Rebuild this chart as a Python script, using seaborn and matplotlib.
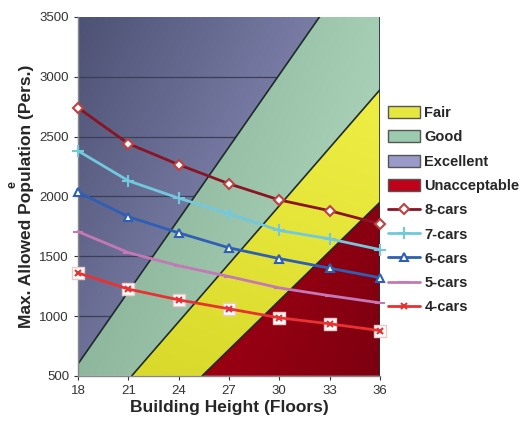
import numpy as np
import pandas as pd
import seaborn as sns
import matplotlib.pyplot as plt
from matplotlib.patches import Polygon, Patch
from matplotlib.lines import Line2D
from matplotlib.colors import to_rgb

# chart data
floors = [18, 21, 24, 27, 30, 33, 36]
cars_8 = [2740, 2440, 2265, 2105, 1970, 1880, 1770]
cars_7 = [2380, 2130, 1985, 1855, 1715, 1645, 1555]
cars_6 = [2035, 1830, 1695, 1570, 1480, 1400, 1320]
cars_5 = [1705, 1530, 1420, 1330, 1235, 1170, 1110]
cars_4 = [1360, 1225, 1135, 1060, 985, 935, 878]

# zone boundaries (x, y) end points
excellent_good = [(18, 600), (32.4, 3500)]
good_fair = [(21.2, 500), (36, 2890)]
fair_unacc = [(25.4, 500), (36, 1950)]

df = pd.DataFrame({
    'floors': floors * 5,
    'pop': cars_8 + cars_7 + cars_6 + cars_5 + cars_4,
    'series': sum([[s] * len(floors) for s in ['8-cars', '7-cars', '6-cars', '5-cars', '4-cars']], []),
})

sns.set_style('white')
plt.rcParams['font.family'] = ['Liberation Sans', 'DejaVu Sans']

fig = plt.figure(figsize=(5.24, 4.32), dpi=100)
ax = fig.add_axes([0.149, 0.130, 0.576, 0.831])
ax.set_xlim(18, 36)
ax.set_ylim(500, 3500)


def gradient_fill(poly_pts, c1, c2, direction, z):
    n = 200
    xs = np.linspace(0, 1, n)
    ys = np.linspace(0, 1, n)
    X, Y = np.meshgrid(xs, ys)
    t = direction[0] * X + direction[1] * Y
    t = (t - t.min()) / (t.max() - t.min())
    a, b = np.array(to_rgb(c1)), np.array(to_rgb(c2))
    img = a[None, None, :] * (1 - t[..., None]) + b[None, None, :] * t[..., None]
    im = ax.imshow(img, extent=[18, 36, 500, 3500], origin='lower', aspect='auto', zorder=z)
    patch = Polygon(poly_pts, closed=True, facecolor='none', edgecolor='none', zorder=z)
    ax.add_patch(patch)
    im.set_clip_path(patch)


(x1a, y1a), (x1b, y1b) = excellent_good
(x2a, y2a), (x2b, y2b) = good_fair
(x3a, y3a), (x3b, y3b) = fair_unacc

excellent_poly = [(18, y1a), (18, 3500), (x1b, 3500)]
good_poly = [(18, 500), (18, y1a), (x1b, 3500), (36, 3500), (36, y2b), (x2a, 500)]
fair_poly = [(x2a, 500), (36, y2b), (36, y3b), (x3a, 500)]
unacc_poly = [(x3a, 500), (36, y3b), (36, 500)]

gradient_fill(excellent_poly, '#4d5274', '#a6a6d6', (1.0, -0.6), 0)
for yv in [1000, 1500, 2000, 2500, 3000]:
    ax.axhline(yv, color='#3a3e58', lw=0.9, zorder=0.5)
gradient_fill(good_poly, '#7fa88f', '#b4dcc3', (1.0, -0.4), 1)
gradient_fill(fair_poly, '#d8d82a', '#f2f24a', (0.3, 1.0), 1)
gradient_fill(unacc_poly, '#cc0018', '#7c0010', (1.0, -0.5), 1)

for (xa, ya), (xb, yb) in [excellent_good, good_fair, fair_unacc]:
    ax.plot([xa, xb], [ya, yb], color='#1e2a2a', lw=1.2, zorder=2)
ax.plot([36, 36], [500, 3500], color='#1e2a2a', lw=1.2, zorder=2)

styles = {
    '8-cars': dict(color='#8a1424', marker='D', mfc='white', mec='#c04040', ms=5),
    '7-cars': dict(color='#72c8dc', marker='+', mfc='#72c8dc', mec='#72c8dc', ms=8),
    '6-cars': dict(color='#2f5fb4', marker='^', mfc='white', mec='#2f5fb4', ms=6),
    '5-cars': dict(color='#c478b6', marker='_', mfc='#c478b6', mec='#c478b6', ms=7),
    '4-cars': dict(color='#e83232', marker='x', mfc='#e83232', mec='#e83232', ms=5),
}

for name, st in styles.items():
    sub = df[df['series'] == name]
    if name == '4-cars':
        ax.scatter(sub['floors'], sub['pop'], marker='s', s=80, color='white',
                   edgecolor='#f0c8c8', zorder=3.5, clip_on=False)
    sns.lineplot(data=sub, x='floors', y='pop', ax=ax, color=st['color'], lw=2,
                 marker=st['marker'], markerfacecolor=st['mfc'], markeredgecolor=st['mec'],
                 markeredgewidth=1.5, markersize=st['ms'], zorder=4, legend=False,
                 clip_on=False)

ax.set_xticks(floors)
ax.set_yticks(range(500, 3501, 500))
ax.tick_params(axis='both', labelsize=9.5, colors='#333333', length=3, direction='out',
               bottom=True, left=True)
ax.set_xlabel('Building Height (Floors)', fontsize=12.5, fontweight='bold', labelpad=2)
ax.set_ylabel('Max. Allowed Population (Pers.)', fontsize=12.5, fontweight='bold', labelpad=4)
for s in ['top', 'right']:
    ax.spines[s].set_visible(False)
for s in ['left', 'bottom']:
    ax.spines[s].set_color('#888888')
    ax.spines[s].set_linewidth(1)

fig.text(0.012, 0.572, 'e', rotation=90, fontsize=9, fontweight='bold', va='center')

handles = [
    Patch(facecolor='#e6e640', edgecolor='#555555', label='Fair'),
    Patch(facecolor='#9ccaae', edgecolor='#555555', label='Good'),
    Patch(facecolor='#9a9ac8', edgecolor='#555555', label='Excellent'),
    Patch(facecolor='#c00018', edgecolor='#555555', label='Unacceptable'),
]
for name, st in styles.items():
    handles.append(Line2D([], [], color=st['color'], lw=2, marker=st['marker'],
                          markerfacecolor=st['mfc'], markeredgecolor=st['mec'],
                          markeredgewidth=1.5, markersize=st['ms'], label=name))

leg = fig.legend(handles=handles, loc='upper left', bbox_to_anchor=(0.729, 0.768),
                 frameon=False, prop={'size': 10.5, 'weight': 'bold'},
                 handlelength=2.2, handleheight=0.9, labelspacing=0.7,
                 handletextpad=0.3, borderaxespad=0)

fig.savefig('out.png', dpi=100)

_ _ _ _ _

STATED GOAL: Return nothing but the lines running from the start of the data to the line with "(x3a, y3a), (x3b, y3b) = fair_unacc", please, both ends included and no pictures.

PROBLEM SOLUTION:
Rebuild this chart as a Python script, using seaborn and matplotlib.
import numpy as np
import pandas as pd
import seaborn as sns
import matplotlib.pyplot as plt
from matplotlib.patches import Polygon, Patch
from matplotlib.lines import Line2D
from matplotlib.colors import to_rgb

# chart data
floors = [18, 21, 24, 27, 30, 33, 36]
cars_8 = [2740, 2440, 2265, 2105, 1970, 1880, 1770]
cars_7 = [2380, 2130, 1985, 1855, 1715, 1645, 1555]
cars_6 = [2035, 1830, 1695, 1570, 1480, 1400, 1320]
cars_5 = [1705, 1530, 1420, 1330, 1235, 1170, 1110]
cars_4 = [1360, 1225, 1135, 1060, 985, 935, 878]

# zone boundaries (x, y) end points
excellent_good = [(18, 600), (32.4, 3500)]
good_fair = [(21.2, 500), (36, 2890)]
fair_unacc = [(25.4, 500), (36, 1950)]

df = pd.DataFrame({
    'floors': floors * 5,
    'pop': cars_8 + cars_7 + cars_6 + cars_5 + cars_4,
    'series': sum([[s] * len(floors) for s in ['8-cars', '7-cars', '6-cars', '5-cars', '4-cars']], []),
})

sns.set_style('white')
plt.rcParams['font.family'] = ['Liberation Sans', 'DejaVu Sans']

fig = plt.figure(figsize=(5.24, 4.32), dpi=100)
ax = fig.add_axes([0.149, 0.130, 0.576, 0.831])
ax.set_xlim(18, 36)
ax.set_ylim(500, 3500)


def gradient_fill(poly_pts, c1, c2, direction, z):
    n = 200
    xs = np.linspace(0, 1, n)
    ys = np.linspace(0, 1, n)
    X, Y = np.meshgrid(xs, ys)
    t = direction[0] * X + direction[1] * Y
    t = (t - t.min()) / (t.max() - t.min())
    a, b = np.array(to_rgb(c1)), np.array(to_rgb(c2))
    img = a[None, None, :] * (1 - t[..., None]) + b[None, None, :] * t[..., None]
    im = ax.imshow(img, extent=[18, 36, 500, 3500], origin='lower', aspect='auto', zorder=z)
    patch = Polygon(poly_pts, closed=True, facecolor='none', edgecolor='none', zorder=z)
    ax.add_patch(patch)
    im.set_clip_path(patch)


(x1a, y1a), (x1b, y1b) = excellent_good
(x2a, y2a), (x2b, y2b) = good_fair
(x3a, y3a), (x3b, y3b) = fair_unacc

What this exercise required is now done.